Edward Harker

The start-task → ship loop: how I turned Claude Code into a software factory

Specs should be the source of truth

I don’t really write features any more. I maintain a loop, and the loop writes them. I built a real product this way - a backend and three native SDKs.

The loop has two commands. /start-task takes an idea and turns it into a plan I’ve agreed to, then a code change diff that implements it. /ship takes that diff and turns it into a reviewed, tested, merged PR. I’ve written about the mechanics of both before. This post is about what turns them into a loop rather than a one-way trip, because that’s the part that makes it work.

What turns them into a loop is a set of specs.

Code is the output, not the artifact

A spec describes what a part of the product should do. Not how - what. There’s one per capability, with a user story and acceptance criteria written so an agent or machine can check them. Here’s a trimmed example:

---
id: CAP-002
title: Manual / programmatic report invoke
status: shipped
surfaces: [android-sdk, ios-sdk, rn-sdk]
code_refs:
  - sdks/android/sdk/src/main/java/app/bugscreen/android/BugScreenSDK.kt
  - sdks/ios/Sources/BugScreenSDK/BugScreenSDK.swift
verified_by:
  - sdks/android/.../BugScreenSDKLifecycleTest.kt
---

User story
As a mobile developer, I want to open the bug reporter programmatically, so
that I can wire it to my own trigger instead of (or as well as) the
screenshot trigger.

Acceptance criteria
- Given the SDK is initialized, when the host app calls the open-reporter
  API, then the report UI opens.
- Given the SDK is not initialized, when the open-reporter API is called,
  then it is a safe no-op (does not throw).

The criteria are Given / when / then because something other than me has to be able to check them. code_refs and verified_by are the spec pointing at the code that implements it and the test that proves it.

The spec is the thing I maintain, and the code is derived from it. I don’t write the spec prose by hand. I tell Claude what I want and it drafts the spec; I edit until it says what I actually want.

When the spec and the code disagree, one of them is wrong and has to change. Usually it’s the code, because the spec is what I signed off on. Occasionally building proves the spec wrong, and then the spec changes instead. What never happens is the two quietly drifting apart.

I keep one rule to stop that happening: a shipped spec has to point at the code that proves it — that’s what verified_by is — and /ship checks the code actually matches the spec before it lets anything merge.

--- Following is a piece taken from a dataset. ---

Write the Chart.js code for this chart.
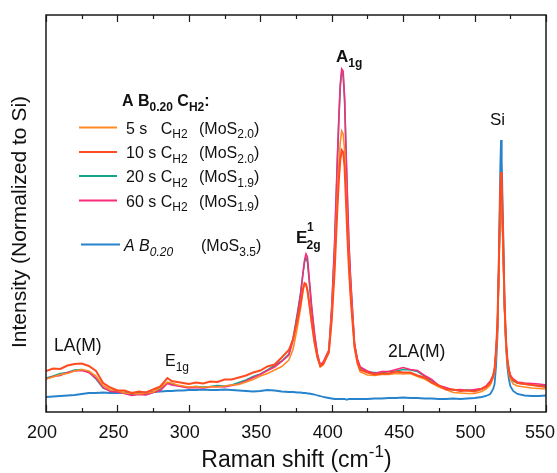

/start-task points the agent at the spec

Work doesn’t start from a prompt. It starts from a spec I’ve signed off on.

Before any code is written, /start-task reconciles what I’m asking for against the spec and makes me agree the acceptance criteria. Only then does it cut a branch and drop into planning. “Done” is defined up front, by me.

This looks like overhead but it’s the opposite. The expensive part of agentic coding isn’t writing code - the agent does that in minutes - it’s discovering, after the fact, that it built the wrong thing correctly. Agreeing the criteria first is the cheapest place to catch that.

It also gives the agent a target it can check itself against. Because the acceptance criteria are machine-checkable, Claude can run in a loop - write code, run the tests that prove the criteria, read the failures, try again - until the spec is satisfied. I’m agreeing the definition of done; the agent is looping until it gets there.

/ship closes the loop

The important step in /ship is that it reconciles the diff back against the spec - proving each acceptance criterion with a test, and updating the spec for anything that changed during the implementation loop. Building is how you find out the plan was wrong: a constraint surfaces that the spec didn’t anticipate, and the only correct behaviour turns out to be different from the one I wrote down. The code is right and the spec is stale, so /ship rewrites the criterion to match. The loop closes: spec → code → back to the spec. The two never get to drift apart, because shipping isn’t finished until they agree again.

What’s left for me

Not much. My inputs are three: approving the spec, approving the plan, reviewing the PR. Everything in between belongs to the agent.

What’s left is judgement: scope, taste, architecture, and noticing when “looks fixed” isn’t actually fixed - which an agent will cheerfully assure you it is. The work moved up a level; it didn’t go away.

Where it strains

I’m not going to pretend the loop is seamless.

  • Agents will accept “looks fixed” off a screenshot without reading the code underneath. You have to make them go and look.
  • The runs aren’t deterministic. I’ve had the same spec produce two different answers on two passes, because each read a different 3rd party doc page and reasoned from it.
  • Follow-ups evaporate. A ticket I file “to come back to” is a ticket I never pick up, so I’d rather the loop do the small thing now than promise to do it later.

This is more process than just prompting a model and reading the diff. But it’s the difference between vibe coding and vibe engineering. It’s how BugScreen got built. For anything more than a weekend project I think the extra scaffolding is worthwhile.